The Perils of Puberty

Provided by Psychology Today

Ever since old Marsullis farted in Holden Caulfield's face, we have viewed adolescence as a time of inevitable storm and upheaval. But it looks like we've got it exactly backwards.

After following more than 200 families and their children into and out of adolescence, a Wisconsin psychologist claims there's turbulence all right, but it's more in the parents than in their kids. Teenagers, argues Lawrence Steinberg, Ph.D., "coast through life in a sort of pleasant fog."

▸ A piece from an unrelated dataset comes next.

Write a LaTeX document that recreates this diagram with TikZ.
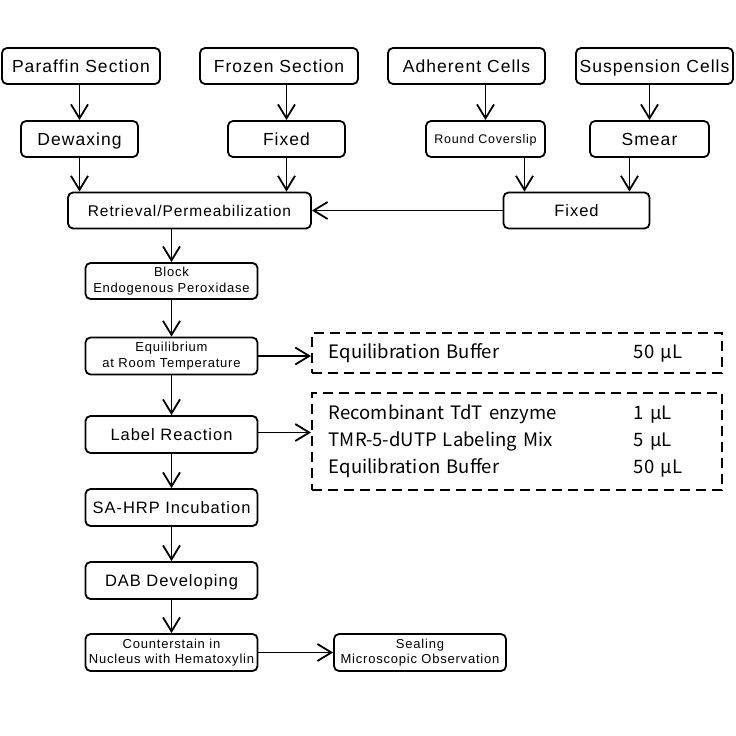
\documentclass[tikz,border=0pt]{standalone}
\usepackage{fontspec}
\newfontfamily\stepfont{Liberation Sans}[LetterSpace=6.0]
\newfontfamily\notefont{Noto Sans CJK SC}
\usetikzlibrary{arrows.meta}

\begin{document}
\begin{tikzpicture}[x=1pt,y=-1pt,
    stepbox/.style={draw,line width=1.8pt,rounded corners=5pt,inner sep=0pt,minimum height=36pt,
      text height=12pt,text depth=0pt,font=\stepfont\fontsize{17.5}{21}\selectfont},
    colbox/.style={stepbox,minimum width=172pt,font=\stepfont\fontsize{16.5}{20}\selectfont},
    smallbox/.style={draw,line width=1.8pt,rounded corners=5pt,inner sep=0pt,minimum height=37pt,
      minimum width=172pt,align=center,font=\stepfont\fontsize{13}{15.5}\selectfont},
    notebox/.style={draw,line width=1.8pt,dash pattern=on 10pt off 6pt,anchor=west,
      inner xsep=17pt,inner ysep=0pt,text width=376pt,align=left,
      font=\notefont\fontsize{18.5}{27}\selectfont},
    arr/.style={line width=1.8pt,-{Straight Barb[length=14pt,width=17pt]}}]
    \useasboundingbox (0,0) rectangle (736,736);

    % sample sources
    \node[stepbox,minimum width=158pt] (para) at (81,66) {Paraffin Section};
    \node[stepbox,minimum width=158pt] (froz) at (279,66) {Frozen Section};
    \node[stepbox,minimum width=157pt] (adh) at (466.5,66) {Adherent Cells};
    \node[stepbox,minimum width=157pt] (susp) at (654.5,66) {Suspension Cells};

    \node[stepbox,minimum width=117pt] (dewax) at (79.5,139) {Dewaxing};
    \node[stepbox,minimum width=117pt] (fixL) at (286.5,139) {Fixed};
    \node[stepbox,minimum width=119pt,text height=9pt,font=\stepfont\fontsize{12.5}{15}\selectfont] (round) at (485.5,139) {Round Coverslip};
    \node[stepbox,minimum width=119pt] (smear) at (649.5,139) {Smear};

    \node[stepbox,minimum width=243pt,text height=11pt,font=\stepfont\fontsize{15.5}{19}\selectfont] (retr) at (189.5,210.5) {Retrieval/Permeabilization};
    \node[stepbox,minimum width=146pt,font=\stepfont\fontsize{16.5}{20}\selectfont] (fixR) at (576.5,210.5) {Fixed};

    % main column
    \node[smallbox,minimum height=36pt] (block) at (171.5,281) {Block\\Endogenous Peroxidase};
    \node[smallbox] (equ) at (171.5,356) {Equilibrium\\at Room Temperature};
    \node[colbox,minimum height=37pt] (lab) at (171.5,434.5) {Label Reaction};
    \node[colbox,minimum height=37pt] (sahrp) at (171.5,507.5) {SA-HRP Incubation};
    \node[colbox,minimum height=37pt] (dab) at (171.5,580.5) {DAB Developing};
    \node[smallbox] (counter) at (171.5,652.5) {Counterstain in\\Nucleus with Hematoxylin};
    \node[smallbox] (seal) at (420,652.5) {Sealing\\Microscopic Observation};

    % reagents
    \node[notebox,minimum height=40pt] (buf) at (311,353) {%
      \begin{tabular}{@{}p{305pt}@{}l@{}}
        Equilibration Buffer & 50 µL
      \end{tabular}};
    \node[notebox,minimum height=97pt] (mix) at (311,441.5) {%
      \begin{tabular}{@{}p{305pt}@{}l@{}}
        Recombinant TdT enzyme & 1 µL\\
        TMR-5-dUTP Labeling Mix & 5 µL\\
        Equilibration Buffer & 50 µL
      \end{tabular}};

    \draw[arr] (dewax.north |- para.south) -- (dewax.north);
    \draw[arr] (fixL.north |- froz.south) -- (fixL.north);
    \draw[arr] (round.north |- adh.south) -- (round.north);
    \draw[arr] (smear.north |- susp.south) -- (smear.north);

    \draw[arr] (dewax.south) -- (dewax.south |- retr.north);
    \draw[arr] (fixL.south) -- (fixL.south |- retr.north);
    \draw[arr] ([xshift=39pt]round.south) -- ([xshift=39pt]round.south |- fixR.north);
    \draw[arr] ([xshift=-20pt]smear.south) -- ([xshift=-20pt]smear.south |- fixR.north);
    \draw[arr] (fixR.west) -- (retr.east);

    \draw[arr] (block.north |- retr.south) -- (block.north);
    \draw[arr] (block) -- (equ);
    \draw[arr] (equ) -- (lab);
    \draw[arr] (lab) -- (sahrp);
    \draw[arr] (sahrp) -- (dab);
    \draw[arr] (dab) -- (counter);
    \draw[arr] (counter) -- (seal);

    \draw[arr] (equ.east) -- (equ.east -| buf.west);
    \draw[arr] ([yshift=2pt]lab.east) -- ([yshift=2pt]lab.east -| mix.west);
  \end{tikzpicture}
\end{document}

But the biological changes they undergo at puberty trigger a crisis in their parents. First, a child's changing appearance is "a constant, and perhaps annoying, reminder that we are growing older--and it marks time in a way that is both indisputable and irreversible," Steinberg says in Crossing Paths (Simon & Schuster).

Then there's the anxiety provoked by a child's changing size. "We have underestimated the positive feelings parents derive merely from being able to physically control their children when they are younger," Steinberg offers.

But the most anxiety comes from watching a child turn into a sexual being. For many parents, it unleashed a torrent of emotions and conflicts about their physical attractiveness, sexuality, and their marriage. Not only were all the effects negative, a big one was dissatisfaction with one's spouse.

So if there's a teen in the house, hang on.